When it comes to not understanding art, I've observed two types of people. The first type will look at something and say "well clearly I'm not sophisticated/educated/aesthetic enough to understand this" with a deprecating smile that says they are all of the above, thanks very much, this thing I'm looking at is just dumb. The second type, and I fall quite solidly into this category, are those who will look at something and say "they call this art? Meh. Real art is ". Both are equally irritating and both are equally right, I think. Some artists are better than others, as is some art. It really just depends on who is looking at it.
Art exhibitions always make me think and re-evaluate what I consider art. This year's Colombo Art Biennale for instance, did just that. I was fresh off visiting Druvinka's exhibition at Barefoot, and everyone knows I have raging arty hard on for her work, so that is the benchmark by which I judged the artwork at CAB this year.
I was and was not disappointed.
First off, sadly, I missed many of the art talks, some which I heard were really good. Secondly, in contrast to last year, the artwork was on display at multiple locations, which made it quite a bother to see everything and I ended up missing CoCa's fringe event. While I do like the art-around-town idea they were going for, in execution I think the vibe of the last Biennale was missing, where you felt immersed in the feel and the theme of event. I apologise for how fruity that sounded.
The theme this year was 'Becoming', and I think the local artists completely outshone the international, in both execution and thematic interpretation; some of the work really had me becoming confused, pardon the pun. But those that stood out, really stood out.
The piece below Second Skin, for instance, a dress made out of elastic, was just fantastic, and not captured in this photograph are a series of photographs on the opposite wall of the artist (?) draped in the dress in a series of poses.
This piece titled The Fireflies Network I did not get, but it was pretty cool.
This larger than life woman sitting in her own tears was.. upsetting.
I cannot rave enough about
Pradeep Thalawatta. His series "Disappearing and Reappearing Landscape" depicted travel between
Colombo and Jaffna, in what I thought was the most creative and playful sense of art.
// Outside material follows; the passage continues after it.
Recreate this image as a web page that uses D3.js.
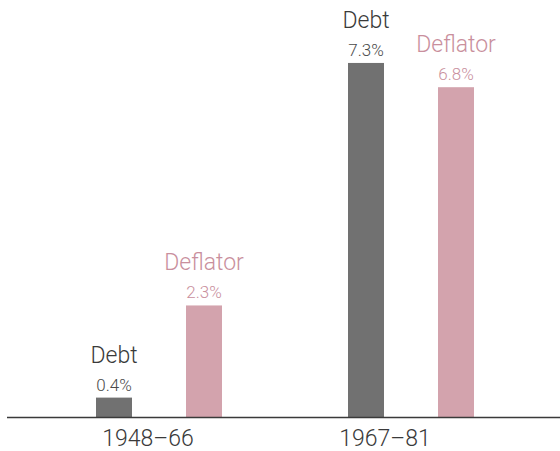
<!DOCTYPE html>
<html>
<head>
<meta charset="utf-8">
<script src="https://cdn.jsdelivr.net/npm/d3@7"></script>
<style>
  html, body { margin: 0; padding: 0; background: #fff; }
  svg { display: block; font-family: Roboto, "Liberation Sans", Arial, sans-serif; font-weight: 300; }
</style>
</head>
<body>
<svg id="chart" width="560" height="451"></svg>
<script>
const categories = ["1948–66", "1967–81"];
const series = ["Debt", "Deflator"];
const debtValues = [0.4, 7.3];
const deflatorValues = [2.3, 6.8];
const valueLabels = { Debt: ["0.4%", "7.3%"], Deflator: ["2.3%", "6.8%"] };

const colors = { Debt: "#717171", Deflator: "#d3a3ad" };
const textColors = { Debt: "#3a3a3a", Deflator: "#c98f9d" };
const valueTextColors = { Debt: "#4a4a4a", Deflator: "#c98f9d" };

const svg = d3.select("#chart");
const baseY = 417;

const x0 = d3.scaleBand().domain(categories).range([33, 537]).paddingInner(0.5).paddingOuter(0.25);
const x1 = d3.scaleBand().domain(series).range([0, x0.bandwidth()]).paddingInner(0.6).paddingOuter(0);
const xLabel = d3.scalePoint().domain(categories).range([148, 385]);
const y = d3.scaleLinear().domain([0, 8]).range([baseY, baseY - 388]);

const data = [];
categories.forEach((c, i) => {
  data.push({ cat: c, s: "Debt", v: debtValues[i], label: valueLabels.Debt[i] });
  data.push({ cat: c, s: "Deflator", v: deflatorValues[i], label: valueLabels.Deflator[i] });
});

const g = svg.append("g");

g.selectAll("rect.bar").data(data).enter().append("rect")
  .attr("class", "bar")
  .attr("x", d => x0(d.cat) + x1(d.s))
  .attr("y", d => y(d.v))
  .attr("width", x1.bandwidth())
  .attr("height", d => y(0) - y(d.v))
  .attr("fill", d => colors[d.s]);

g.selectAll("text.val").data(data).enter().append("text")
  .attr("class", "val")
  .attr("x", d => x0(d.cat) + x1(d.s) + x1.bandwidth() / 2)
  .attr("y", d => y(d.v) - 7)
  .attr("text-anchor", "middle")
  .attr("font-size", 17)
  .attr("fill", d => valueTextColors[d.s])
  .text(d => d.label);

g.selectAll("text.ser").data(data).enter().append("text")
  .attr("class", "ser")
  .attr("x", d => x0(d.cat) + x1(d.s) + x1.bandwidth() / 2)
  .attr("y", d => y(d.v) - 35)
  .attr("text-anchor", "middle")
  .attr("font-size", 23)
  .attr("fill", d => textColors[d.s])
  .text(d => d.s);

// baseline axis
svg.append("line")
  .attr("x1", 7).attr("x2", 560)
  .attr("y1", y(0) + 0.5).attr("y2", y(0) + 0.5)
  .attr("stroke", "#3a3a3a").attr("stroke-width", 1.5);

// category labels
svg.selectAll("text.cat").data(categories).enter().append("text")
  .attr("class", "cat")
  .attr("x", d => xLabel(d))
  .attr("y", 446)
  .attr("text-anchor", "middle")
  .attr("font-size", 23)
  .attr("fill", "#3a3a3a")
  .text(d => d);
</script>
</body>
</html>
The highlights for me being the two
pieces below; one a mixed media piece showing the foliage highlighted against the ever familiar
candy striped wall so popular to the North and East, and the other a series of vehicles, from transport to
terror. The video demonstrating the technique used for the first piece was an added plus.
Juxtaposed against the lighter side of Becoming; the looking forward, was also the darker side; the looking backward. There were tables and chairs made of razor blades that creeped the life out of me, as well as some other structure of the same. A series by Koralegedara Pushpakumara titled "Barbed Wire" also invoked ideas of war and entrapment, and there were other war-themed motifs, including a sardonic "this is not a white flag" series.
Dominic Sansoni's set of photographs, however, were the star of the show for me. Titled 'The Jaffna Home", the series depicted the interiors and curios of old homes. The faded cloth of a sewing machine caddy, the patterned cabinet that, in another time and place, could be considered "vintage", the tattered shoe, the light falling through the window onto a wall of scribbled emotions, the bare bed in the darkened room.. they all of spoke of life, the hard, no nonsense life so many in post-war Sri Lanka live.
I was discussing the series with a colleague and she was saying how sad she felt looking at these pictures, of how hard these lives must be, but I admit I was thinking on a totally different level; more along the lines of omgaaawd these are gorgeous, these colours, omgaawd. Seriously, the photographs were stunning. Everything from the exposure to the composition was so flawless, and the eye on the photographer must be amazing. And I say this because I have seen and photographed these very same houses; walked in and out of these same dark rooms thinking there's nothing to photograph here, only to see them brought to life in this series. It was a lesson in photography all on it's own.
I had to take photographs of the photographs, but the series is online here.
*Sorry for the poor quality pictures. Blame it on the camera phone.